目前pandas使用to_sql存入数据到hive只能存入一行就失败。
from sqlalchemy import create_engine
engine = create_engine('hive://root@192.168.12.67:10000/item_recommand')
data.to_sql('user', con=engine,index=False, if_exists='append')#只能存入一行数据
from impala.dbapi import connect
from impala.util import as_pandas
conn = connect(host='192.168.12.67', port=10000, auth_mechanism='PLAIN', user='root', password='20150228', database='item_recommand')
cur=conn.cursor()
cur.execute("insert into user values('4','1',1,'5','2'),('5','1',1,'5','2')")#hive版本1.1,插入速度很慢
2.插入数据
读取数据还OK,但是集群中用pyspark插入数据的话,速度很慢,而且容易锁表,还是在集群中生成临时表,然后插入hive比较合适
from pyspark import SparkContext,SparkConf
from pyspark.sql import HiveContext
conf = SparkConf().setAppName(u'recommend')#.setMaster("local[*]")
#sparkContext = SparkContext(conf=conf)
sc= SparkContext.getOrCreate()
hive_context = HiveContext(sc)
hive_context.sql('use recommand')
df=hive_context.createDataFrame([(1,2,3),(4,5,6)],['vipid','recommand','rank'])

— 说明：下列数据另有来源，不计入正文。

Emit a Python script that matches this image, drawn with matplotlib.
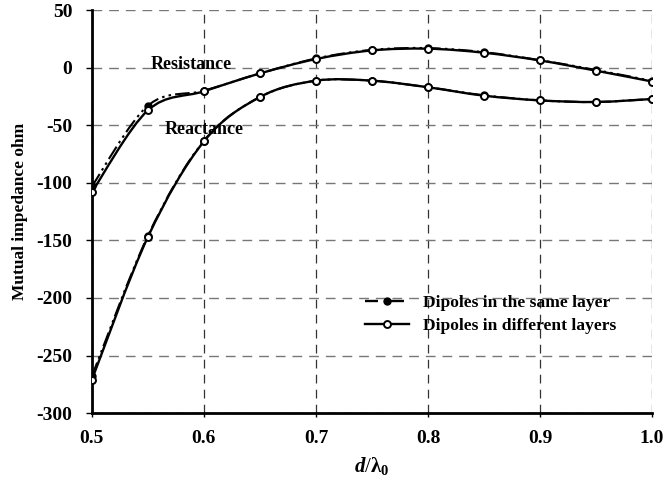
import matplotlib
matplotlib.use('Agg')
import matplotlib.pyplot as plt
from matplotlib.path import Path
from matplotlib.patches import PathPatch
from matplotlib.lines import Line2D
import numpy as np

plt.rcParams['font.family'] = ['Liberation Serif', 'DejaVu Serif']
plt.rcParams['font.weight'] = 'bold'
plt.rcParams['axes.unicode_minus'] = False
plt.rcParams['mathtext.fontset'] = 'custom'
plt.rcParams['mathtext.rm'] = 'Liberation Serif:bold'
plt.rcParams['mathtext.it'] = 'Liberation Serif:italic:bold'
plt.rcParams['mathtext.bf'] = 'Liberation Serif:bold'

# d / lambda0
d_ratio = [0.5, 0.55, 0.6, 0.65, 0.7, 0.75, 0.8, 0.85, 0.9, 0.95, 1.0]

# dipoles in different layers
res_diff = [-108, -37, -20.5, -5, 7.5, 15, 16.5, 13, 6.3, -2.6, -12]
rea_diff = [-271, -147, -64, -25.5, -11.3, -11.3, -17, -24.3, -28.4, -29.8, -27.2]

# dipoles in the same layer
res_same = [-103, -33, -20, -5, 8, 15.5, 17, 13.5, 6.5, -2, -11.5]
rea_same = [-268, -146, -63.5, -25.5, -11.3, -11.3, -17, -24, -28.4, -29.8, -27.2]


def smooth_path(x, y):
    # bezier segments, excel style smoothing
    x = np.asarray(x, float)
    y = np.asarray(y, float)
    n = len(x)
    verts = [(x[0], y[0])]
    codes = [Path.MOVETO]
    for i in range(n - 1):
        i0 = max(i - 1, 0)
        i3 = min(i + 2, n - 1)
        c1 = (x[i] + (x[i + 1] - x[i0]) / 6, y[i] + (y[i + 1] - y[i0]) / 6)
        c2 = (x[i + 1] - (x[i3] - x[i]) / 6, y[i + 1] - (y[i3] - y[i]) / 6)
        verts += [c1, c2, (x[i + 1], y[i + 1])]
        codes += [Path.CURVE4] * 3
    return Path(verts, codes)


same_ls = (0, (7, 2, 1.2, 2, 1.2, 2))

fig = plt.figure(figsize=(6.66, 4.82), dpi=100)
ax = fig.add_axes([0.138, 0.143, 0.841, 0.836])

for yy in [res_same, rea_same]:
    ax.add_patch(PathPatch(smooth_path(d_ratio, yy), fill=False, lw=1.5,
                           ls=same_ls, edgecolor='black', zorder=3))
    ax.plot(d_ratio, yy, ls='none', marker='o', ms=5, color='black', zorder=4)

for yy in [res_diff, rea_diff]:
    ax.add_patch(PathPatch(smooth_path(d_ratio, yy), fill=False, lw=1.7,
                           edgecolor='black', zorder=5))
    ax.plot(d_ratio, yy, ls='none', marker='o', ms=5, mfc='white',
            mec='black', mew=1.4, zorder=6)

ax.set_xlim(0.5, 1.0)
ax.set_ylim(-300, 50)
ax.set_xticks([0.5, 0.6, 0.7, 0.8, 0.9, 1.0])
ax.set_xticklabels(['0.5', '0.6', '0.7', '0.8', '0.9', '1.0'])
ax.set_yticks(range(-300, 51, 50))
ax.tick_params(axis='y', direction='out', length=4, width=1, labelsize=14, pad=10)
ax.tick_params(axis='x', direction='out', length=3, width=1, labelsize=14, pad=9)
for lab in ax.get_xticklabels() + ax.get_yticklabels():
    lab.set_fontweight('bold')

ax.yaxis.grid(True, color='#777777', ls=(0, (7, 5)), lw=1)
ax.xaxis.grid(True, color='#333333', ls=(0, (7, 5)), lw=0.9)
ax.set_axisbelow(True)
for s in ['top', 'right']:
    ax.spines[s].set_visible(False)
ax.spines['left'].set_linewidth(2)
ax.spines['bottom'].set_linewidth(2)

ax.set_ylabel('Mutual impedance ohm', fontsize=12.5, fontweight='bold', labelpad=6)
ax.set_xlabel(r'$\mathit{d}$/$\mathbf{\lambda}_\mathbf{0}$', fontsize=15, labelpad=6)

ax.text(0.589, 3, 'Resistance', fontsize=13, fontweight='bold', ha='center', va='center')
ax.text(0.6, -54, 'Reactance', fontsize=13, fontweight='bold', ha='center', va='center')

handles = [
    Line2D([], [], color='black', lw=1.7, ls=(0, (5.5, 5.5)), marker='o', ms=5),
    Line2D([], [], color='black', lw=1.7, marker='o', ms=5, mfc='white', mew=1.4),
]
ax.legend(handles, ['Dipoles in the same layer', 'Dipoles in different layers'],
          loc='center left', bbox_to_anchor=(0.46, 0.245), frameon=False,
          prop={'weight': 'bold', 'size': 12.6},
          handlelength=2.5, handletextpad=0.8, labelspacing=0.35)

fig.savefig('out.png', dpi=100)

df.registerTempTable("df")
hive_context.sql('insert into table itemcf select * from df')
二、Windows连接Hive
1.使用pyhive连接hive
(连接未成功,可跳过)
安装好连接hive所需的包
pip install pyhive
pip install thrift
pip install sasl #此步需要先安装visualcppbuildtools_full.exe,不成功的话下载https://www.lfd.uci.edu/~gohlke/pythonlibs/的包
pip install thrift_sasl
C:\Users\Administrator> python
>>> from pyhive import hive
>>> conn = hive.Connection(host='192.168.12.5', port=10000, username='root', database='behavior_labels')

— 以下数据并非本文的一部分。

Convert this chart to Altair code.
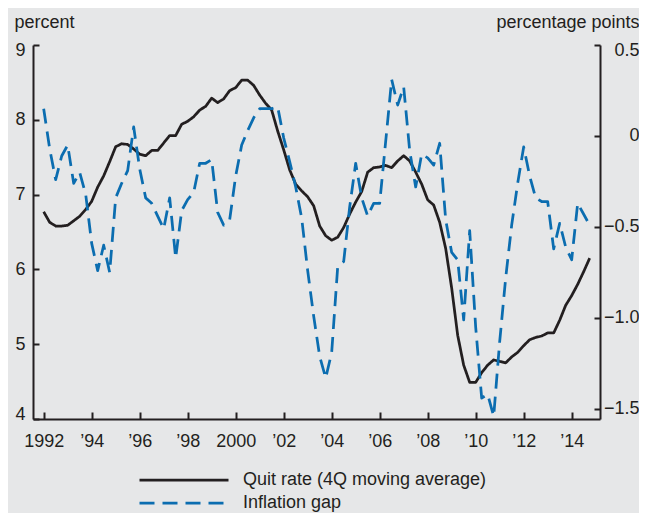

报错:thrift.transport.TTransport.TTransportException: Could not start SASL: b'Error in sasl_client_start (-4) SASL(-4): no mechanism available: Unable to find a callback: 2'
经过在GitHub和Stack Overflow查看资料,推测是sasl不支持windows版本,则使用impala连接hive
2.使用impala连接hive
1)当python版本是2.7时
pip2 install impyla
pip2 install thrift==0.9.3
pip2 install thrift_sasl #失败的话先安装相关依赖包sudo yum install cyrus-sasl-devel
>>> from impala.dbapi import connect
>>> conn = connect(host='192.168.12.5', port=10000, auth_mechanism='PLAIN', user='root', password='*', database='behavior_labels')
>>> cur=conn.cursor()
>>> cur.execute('SHOW TABLES')
>>> cur.fetchall()
显示hive中的table表即成功
2)python版本是3.6时
安装前需把相关的包卸载干净,然后重新安装对应的版本
pip3 uninstall sasl #运行时报错module 'sasl' has no attribute 'Client',说明该包没有删除干净,需要手动删除文件
pip3 install impyla
pip3 install pure-sasl
pip3 install thrift_sasl==0.2.1 --no-deps
>>> from impala.dbapi import connect
运行报错:thriftpy.parser.exc.ThriftParserError: ThriftPy does not support generating module with path in protocol 'c' ,需要在文件"C:\Users\Administrator\AppData\Local\Programs\Python\Python36\lib\site-packages\thriftpy\parser\parser.py"中第488行代码
if url_scheme == '':
with open(path) as fh:
data = fh.read()
改为
if len(url_scheme) <=1:
with open(path) as fh:
data = fh.read()
>>> conn = connect(host='192.168.12.5', port=10000, auth_mechanism='PLAIN', user='root', password='5606603', database='behavior_labels')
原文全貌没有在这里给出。